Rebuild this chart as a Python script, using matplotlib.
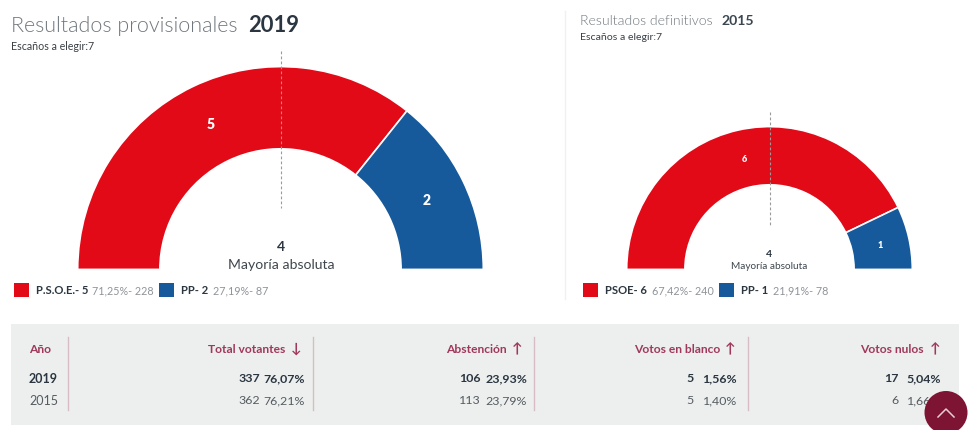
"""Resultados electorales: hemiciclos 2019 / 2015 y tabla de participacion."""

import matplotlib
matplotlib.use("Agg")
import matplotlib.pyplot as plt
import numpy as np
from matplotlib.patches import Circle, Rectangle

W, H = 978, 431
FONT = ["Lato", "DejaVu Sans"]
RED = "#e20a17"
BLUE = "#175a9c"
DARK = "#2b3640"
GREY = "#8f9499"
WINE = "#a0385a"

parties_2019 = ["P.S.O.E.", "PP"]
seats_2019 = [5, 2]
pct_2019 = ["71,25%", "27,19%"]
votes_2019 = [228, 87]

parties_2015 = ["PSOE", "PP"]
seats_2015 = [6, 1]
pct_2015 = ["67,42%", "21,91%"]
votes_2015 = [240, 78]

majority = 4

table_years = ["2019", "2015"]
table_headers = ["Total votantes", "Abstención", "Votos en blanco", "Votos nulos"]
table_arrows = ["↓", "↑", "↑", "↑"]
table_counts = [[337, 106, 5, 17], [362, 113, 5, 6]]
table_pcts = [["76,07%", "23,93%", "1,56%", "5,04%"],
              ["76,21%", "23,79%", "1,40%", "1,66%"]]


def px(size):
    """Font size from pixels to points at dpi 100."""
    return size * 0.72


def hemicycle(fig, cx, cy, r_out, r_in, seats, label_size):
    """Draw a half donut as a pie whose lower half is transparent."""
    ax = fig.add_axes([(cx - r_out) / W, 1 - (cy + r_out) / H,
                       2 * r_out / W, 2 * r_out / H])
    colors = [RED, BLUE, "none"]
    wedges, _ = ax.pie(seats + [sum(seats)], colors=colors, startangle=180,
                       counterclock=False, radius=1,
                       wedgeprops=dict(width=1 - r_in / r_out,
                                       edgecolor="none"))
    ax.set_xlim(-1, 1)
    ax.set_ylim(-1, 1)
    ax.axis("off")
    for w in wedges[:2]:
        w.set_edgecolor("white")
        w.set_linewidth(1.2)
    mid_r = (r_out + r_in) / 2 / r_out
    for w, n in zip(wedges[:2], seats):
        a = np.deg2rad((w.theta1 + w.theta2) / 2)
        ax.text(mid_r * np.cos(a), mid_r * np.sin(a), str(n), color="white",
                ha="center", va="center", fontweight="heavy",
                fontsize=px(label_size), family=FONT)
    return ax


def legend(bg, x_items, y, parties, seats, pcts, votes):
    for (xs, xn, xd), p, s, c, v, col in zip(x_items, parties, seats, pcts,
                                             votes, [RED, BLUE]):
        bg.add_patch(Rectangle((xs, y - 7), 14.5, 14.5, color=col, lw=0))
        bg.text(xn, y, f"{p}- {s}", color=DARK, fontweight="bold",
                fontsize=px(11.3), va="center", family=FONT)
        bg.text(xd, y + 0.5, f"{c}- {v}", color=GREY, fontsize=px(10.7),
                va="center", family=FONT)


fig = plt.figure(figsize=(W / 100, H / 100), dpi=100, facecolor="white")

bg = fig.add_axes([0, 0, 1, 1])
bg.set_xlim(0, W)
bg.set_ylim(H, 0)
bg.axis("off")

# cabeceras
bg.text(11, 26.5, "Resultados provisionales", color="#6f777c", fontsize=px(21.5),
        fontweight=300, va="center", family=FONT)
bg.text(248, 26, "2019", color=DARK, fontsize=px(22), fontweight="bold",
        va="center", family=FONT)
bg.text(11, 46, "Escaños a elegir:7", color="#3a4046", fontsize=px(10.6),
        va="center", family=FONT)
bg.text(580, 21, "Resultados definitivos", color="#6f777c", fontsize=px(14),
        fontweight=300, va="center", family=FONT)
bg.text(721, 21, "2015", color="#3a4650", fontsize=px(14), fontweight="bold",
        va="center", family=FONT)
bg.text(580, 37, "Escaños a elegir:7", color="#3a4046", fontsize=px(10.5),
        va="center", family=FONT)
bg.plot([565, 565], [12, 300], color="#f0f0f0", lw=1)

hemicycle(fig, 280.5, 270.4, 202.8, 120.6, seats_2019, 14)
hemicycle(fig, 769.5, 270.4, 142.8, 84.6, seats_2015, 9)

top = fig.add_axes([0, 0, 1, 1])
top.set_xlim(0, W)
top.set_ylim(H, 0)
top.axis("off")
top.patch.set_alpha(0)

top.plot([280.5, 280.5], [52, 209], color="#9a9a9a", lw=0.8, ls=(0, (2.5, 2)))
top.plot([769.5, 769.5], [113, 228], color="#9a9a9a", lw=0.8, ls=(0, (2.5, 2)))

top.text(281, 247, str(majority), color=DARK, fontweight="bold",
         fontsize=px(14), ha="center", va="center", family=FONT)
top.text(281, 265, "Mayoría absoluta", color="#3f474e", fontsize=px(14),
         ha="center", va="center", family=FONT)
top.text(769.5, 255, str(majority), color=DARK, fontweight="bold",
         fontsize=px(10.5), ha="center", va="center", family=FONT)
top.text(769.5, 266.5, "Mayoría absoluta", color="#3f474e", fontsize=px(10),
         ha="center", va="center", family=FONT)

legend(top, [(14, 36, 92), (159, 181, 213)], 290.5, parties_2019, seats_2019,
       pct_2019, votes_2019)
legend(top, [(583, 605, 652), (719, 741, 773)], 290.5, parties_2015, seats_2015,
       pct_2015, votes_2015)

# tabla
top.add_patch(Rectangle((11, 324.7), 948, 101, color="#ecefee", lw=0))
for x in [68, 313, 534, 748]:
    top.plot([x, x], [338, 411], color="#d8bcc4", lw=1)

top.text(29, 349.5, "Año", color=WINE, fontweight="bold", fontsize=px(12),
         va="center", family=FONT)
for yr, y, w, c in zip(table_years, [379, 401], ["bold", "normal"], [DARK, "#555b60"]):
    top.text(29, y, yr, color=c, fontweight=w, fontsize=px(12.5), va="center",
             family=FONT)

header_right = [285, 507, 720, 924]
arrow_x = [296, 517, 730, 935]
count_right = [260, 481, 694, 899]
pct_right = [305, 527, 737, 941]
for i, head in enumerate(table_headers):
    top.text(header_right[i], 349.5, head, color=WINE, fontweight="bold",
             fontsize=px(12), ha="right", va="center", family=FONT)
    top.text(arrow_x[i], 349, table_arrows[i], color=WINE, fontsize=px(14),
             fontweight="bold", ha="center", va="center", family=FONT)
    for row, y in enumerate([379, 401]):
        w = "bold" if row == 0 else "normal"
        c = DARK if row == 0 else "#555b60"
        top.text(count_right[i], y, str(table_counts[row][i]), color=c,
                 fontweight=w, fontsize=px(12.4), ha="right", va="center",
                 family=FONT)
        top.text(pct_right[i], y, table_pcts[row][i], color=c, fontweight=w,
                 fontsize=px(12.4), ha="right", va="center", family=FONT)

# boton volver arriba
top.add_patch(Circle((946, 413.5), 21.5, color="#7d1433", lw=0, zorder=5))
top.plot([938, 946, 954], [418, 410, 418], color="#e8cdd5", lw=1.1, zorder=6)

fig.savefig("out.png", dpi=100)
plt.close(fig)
━━━━
Quote the listing above in full, except for the pictures.

Rebuild this chart as a Python script, using matplotlib.
"""Resultados electorales: hemiciclos 2019 / 2015 y tabla de participacion."""

import matplotlib
matplotlib.use("Agg")
import matplotlib.pyplot as plt
import numpy as np
from matplotlib.patches import Circle, Rectangle

W, H = 978, 431
FONT = ["Lato", "DejaVu Sans"]
RED = "#e20a17"
BLUE = "#175a9c"
DARK = "#2b3640"
GREY = "#8f9499"
WINE = "#a0385a"

parties_2019 = ["P.S.O.E.", "PP"]
seats_2019 = [5, 2]
pct_2019 = ["71,25%", "27,19%"]
votes_2019 = [228, 87]

parties_2015 = ["PSOE", "PP"]
seats_2015 = [6, 1]
pct_2015 = ["67,42%", "21,91%"]
votes_2015 = [240, 78]

majority = 4

table_years = ["2019", "2015"]
table_headers = ["Total votantes", "Abstención", "Votos en blanco", "Votos nulos"]
table_arrows = ["↓", "↑", "↑", "↑"]
table_counts = [[337, 106, 5, 17], [362, 113, 5, 6]]
table_pcts = [["76,07%", "23,93%", "1,56%", "5,04%"],
              ["76,21%", "23,79%", "1,40%", "1,66%"]]


def px(size):
    """Font size from pixels to points at dpi 100."""
    return size * 0.72


def hemicycle(fig, cx, cy, r_out, r_in, seats, label_size):
    """Draw a half donut as a pie whose lower half is transparent."""
    ax = fig.add_axes([(cx - r_out) / W, 1 - (cy + r_out) / H,
                       2 * r_out / W, 2 * r_out / H])
    colors = [RED, BLUE, "none"]
    wedges, _ = ax.pie(seats + [sum(seats)], colors=colors, startangle=180,
                       counterclock=False, radius=1,
                       wedgeprops=dict(width=1 - r_in / r_out,
                                       edgecolor="none"))
    ax.set_xlim(-1, 1)
    ax.set_ylim(-1, 1)
    ax.axis("off")
    for w in wedges[:2]:
        w.set_edgecolor("white")
        w.set_linewidth(1.2)
    mid_r = (r_out + r_in) / 2 / r_out
    for w, n in zip(wedges[:2], seats):
        a = np.deg2rad((w.theta1 + w.theta2) / 2)
        ax.text(mid_r * np.cos(a), mid_r * np.sin(a), str(n), color="white",
                ha="center", va="center", fontweight="heavy",
                fontsize=px(label_size), family=FONT)
    return ax


def legend(bg, x_items, y, parties, seats, pcts, votes):
    for (xs, xn, xd), p, s, c, v, col in zip(x_items, parties, seats, pcts,
                                             votes, [RED, BLUE]):
        bg.add_patch(Rectangle((xs, y - 7), 14.5, 14.5, color=col, lw=0))
        bg.text(xn, y, f"{p}- {s}", color=DARK, fontweight="bold",
                fontsize=px(11.3), va="center", family=FONT)
        bg.text(xd, y + 0.5, f"{c}- {v}", color=GREY, fontsize=px(10.7),
                va="center", family=FONT)


fig = plt.figure(figsize=(W / 100, H / 100), dpi=100, facecolor="white")

bg = fig.add_axes([0, 0, 1, 1])
bg.set_xlim(0, W)
bg.set_ylim(H, 0)
bg.axis("off")

# cabeceras
bg.text(11, 26.5, "Resultados provisionales", color="#6f777c", fontsize=px(21.5),
        fontweight=300, va="center", family=FONT)
bg.text(248, 26, "2019", color=DARK, fontsize=px(22), fontweight="bold",
        va="center", family=FONT)
bg.text(11, 46, "Escaños a elegir:7", color="#3a4046", fontsize=px(10.6),
        va="center", family=FONT)
bg.text(580, 21, "Resultados definitivos", color="#6f777c", fontsize=px(14),
        fontweight=300, va="center", family=FONT)
bg.text(721, 21, "2015", color="#3a4650", fontsize=px(14), fontweight="bold",
        va="center", family=FONT)
bg.text(580, 37, "Escaños a elegir:7", color="#3a4046", fontsize=px(10.5),
        va="center", family=FONT)
bg.plot([565, 565], [12, 300], color="#f0f0f0", lw=1)

hemicycle(fig, 280.5, 270.4, 202.8, 120.6, seats_2019, 14)
hemicycle(fig, 769.5, 270.4, 142.8, 84.6, seats_2015, 9)

top = fig.add_axes([0, 0, 1, 1])
top.set_xlim(0, W)
top.set_ylim(H, 0)
top.axis("off")
top.patch.set_alpha(0)

top.plot([280.5, 280.5], [52, 209], color="#9a9a9a", lw=0.8, ls=(0, (2.5, 2)))
top.plot([769.5, 769.5], [113, 228], color="#9a9a9a", lw=0.8, ls=(0, (2.5, 2)))

top.text(281, 247, str(majority), color=DARK, fontweight="bold",
         fontsize=px(14), ha="center", va="center", family=FONT)
top.text(281, 265, "Mayoría absoluta", color="#3f474e", fontsize=px(14),
         ha="center", va="center", family=FONT)
top.text(769.5, 255, str(majority), color=DARK, fontweight="bold",
         fontsize=px(10.5), ha="center", va="center", family=FONT)
top.text(769.5, 266.5, "Mayoría absoluta", color="#3f474e", fontsize=px(10),
         ha="center", va="center", family=FONT)

legend(top, [(14, 36, 92), (159, 181, 213)], 290.5, parties_2019, seats_2019,
       pct_2019, votes_2019)
legend(top, [(583, 605, 652), (719, 741, 773)], 290.5, parties_2015, seats_2015,
       pct_2015, votes_2015)

# tabla
top.add_patch(Rectangle((11, 324.7), 948, 101, color="#ecefee", lw=0))
for x in [68, 313, 534, 748]:
    top.plot([x, x], [338, 411], color="#d8bcc4", lw=1)

top.text(29, 349.5, "Año", color=WINE, fontweight="bold", fontsize=px(12),
         va="center", family=FONT)
for yr, y, w, c in zip(table_years, [379, 401], ["bold", "normal"], [DARK, "#555b60"]):
    top.text(29, y, yr, color=c, fontweight=w, fontsize=px(12.5), va="center",
             family=FONT)

header_right = [285, 507, 720, 924]
arrow_x = [296, 517, 730, 935]
count_right = [260, 481, 694, 899]
pct_right = [305, 527, 737, 941]
for i, head in enumerate(table_headers):
    top.text(header_right[i], 349.5, head, color=WINE, fontweight="bold",
             fontsize=px(12), ha="right", va="center", family=FONT)
    top.text(arrow_x[i], 349, table_arrows[i], color=WINE, fontsize=px(14),
             fontweight="bold", ha="center", va="center", family=FONT)
    for row, y in enumerate([379, 401]):
        w = "bold" if row == 0 else "normal"
        c = DARK if row == 0 else "#555b60"
        top.text(count_right[i], y, str(table_counts[row][i]), color=c,
                 fontweight=w, fontsize=px(12.4), ha="right", va="center",
                 family=FONT)
        top.text(pct_right[i], y, table_pcts[row][i], color=c, fontweight=w,
                 fontsize=px(12.4), ha="right", va="center", family=FONT)

# boton volver arriba
top.add_patch(Circle((946, 413.5), 21.5, color="#7d1433", lw=0, zorder=5))
top.plot([938, 946, 954], [418, 410, 418], color="#e8cdd5", lw=1.1, zorder=6)

fig.savefig("out.png", dpi=100)
plt.close(fig)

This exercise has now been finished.